Conditions for 'extraordinary' natural numbers

Question

We say that a composite number is 'extraordinary' if: $$\tau((n - 1)!) \ | \ \tau(n!)$$ and $\tau : \mathbb{N}^* \to \mathbb{N}^*$ represents the arithmetic function called 'number of divisors'. Show that are finitely many 'extraordinary numbers'

My ideea was that if: $$n = \prod p_i^{\beta_i}$$

We may define: $$\alpha_i = v_{p_i} ((n - 1)!)$$

So an 'extraordinary' number has the following property: $$\frac{\prod (\alpha_i + \beta_i)}{\prod \alpha_i} \in \mathbb{N}^*$$

So, it turns into a product divisibility problem, however, I couldn't link the idea of $(n - 1)!$ being a factorial number so that I could proceed with my solution by finding some conditions for $(\alpha_i)$ and $(\beta_i)$.

Answer 1

Let $n=p_1^{\alpha_1}..p_k^{\alpha_k}$ where either $k \ge 2$ or $k=1, \alpha_1 \ge 2$; we will show that if $(n-1)!=p_1^{\beta_1}..p_k^{\beta_k}q, (q,n)=1$, then $\beta_r \ge \alpha_r$ unless $n=4$.

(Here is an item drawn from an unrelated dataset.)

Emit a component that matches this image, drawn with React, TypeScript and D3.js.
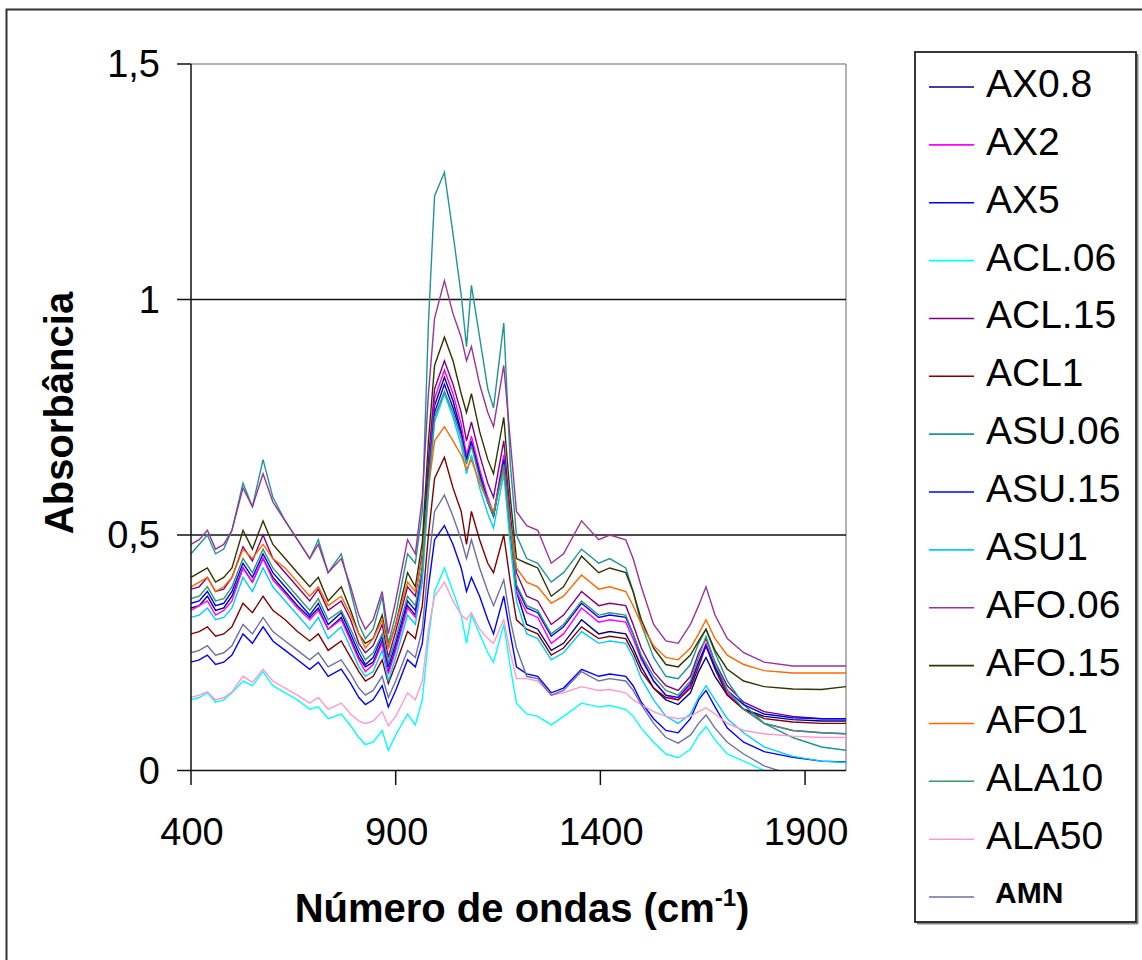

This means that if $n \ne 4$ any divisor of $n!$ that is not a divisor of $(n-1)!$ which perforce must be $p_1^{\beta_1+\delta_1}..p_k^{\beta_k+\delta_k}s, 0 \le \delta_k \le \alpha_k, s|q$ with at least one $\delta_r >0$, can be associated with $p_1^{\beta_1-\delta_1}..p_k^{\beta_k-\delta_k}s$ which is a well defined divisor of $(n-1)!$ and clearly the association is injective and misses $(n-1)!$ as at least one of the $\delta_r \ge 1$. But this means that $\tau(n!) \le 2\tau(n-1)!-1$ and since $\tau(n!) >\tau(n-1)!$ the result follows unless $n=4$ (and of course $n=p$ prime which is excluded by hypothesis)

Notice that if $k \ge 2, p_r^{\alpha_r} \le n-1$ so $\beta_r \ge \alpha_r$, while if $k=1, \alpha_1=\alpha \ge 2$ and $p_1=p \ge 3, n=p^{\alpha}$, then $p^{\alpha-1} \ne 2p \le n-1$ so $\beta \ge \alpha$ while if $p=2, \alpha \ge 3, n \ge 8$, one has $2^{\alpha-1} \ne 6 \le n-1$ so $\beta \ge \alpha$ in this case too and we are done!